According to this recent BBC article, which summarized a report from the US Financial Crisis Inquiry Commission, Regulators, politicians and bankers were to blame for the 2008 US financial meltdown. Well, duh!
From page 17 of the report:
|The captains of finance and the public stewards of our financial system ignored warnings and failed to question, understand, and manage evolving risks within a system essential to the well-being of the American public. Theirs was a big miss, not a stumble.|
The only thing the report, and article, got wrong was that the cause of the crisis is the same fundamental cause of the financial crises for the last 30 years. Simply put, it was greed.

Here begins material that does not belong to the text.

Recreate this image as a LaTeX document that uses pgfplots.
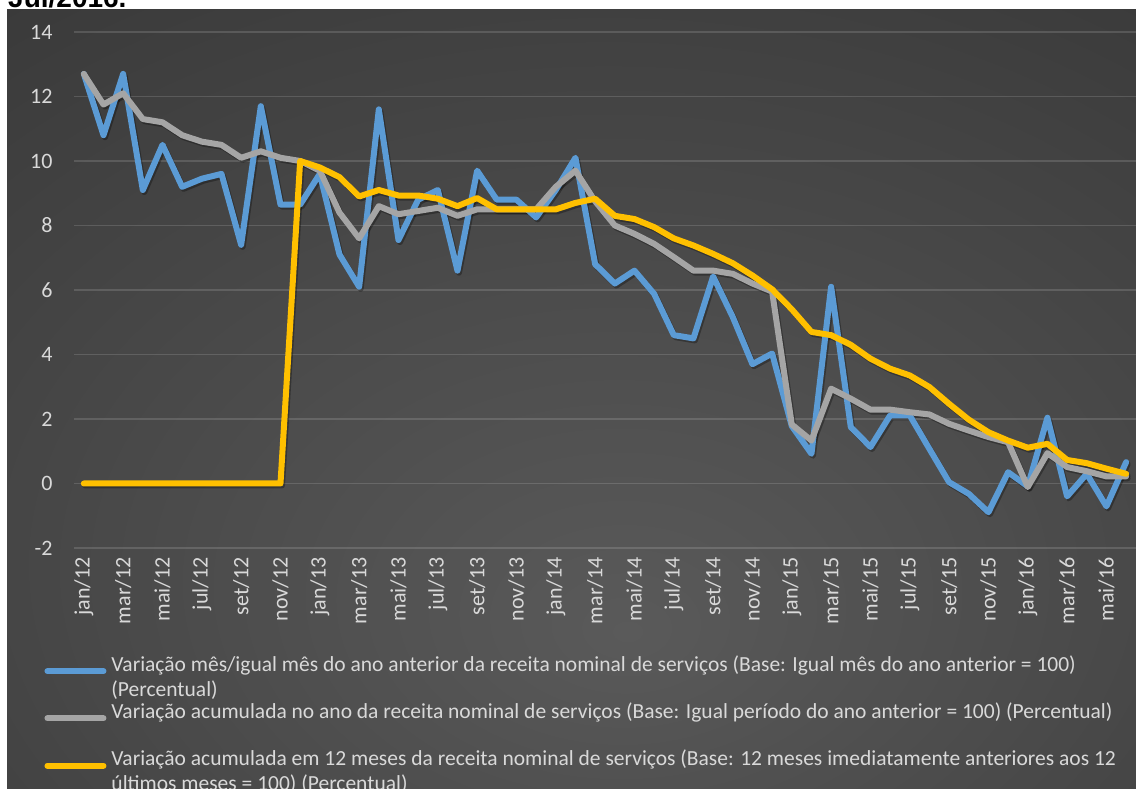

- Greed (by the lenders and the regulators, who wanted to believe the market was strong) led to the tide of toxic mortgages
- Greed led to reckless actions by executives
- Greed led to households taking on too much debt
- Greed led to fundamental breaches in accountability
And while the report may be correct when it states that to pin this crisis on mortal flaws like greed and hubris would be simplistic because it was the failure to account for human weakness that is
relevant to this crisis, the reality is that, despite the repeated financial crises of the past 30 years, federal regulators have yet to put checks in place for greed. And until regulators recognize that they have to be looking for greed whenever markets rise too fast (because that’s what produces unsustainable evaluations and toxic assets) and actually do so, their hubris is going to allow these crises to happen again and again. The boom and bust will repeat until the economy just can’t take it anymore and future historians discuss the fall of the great American Empire along side the fall of the great Roman Empire.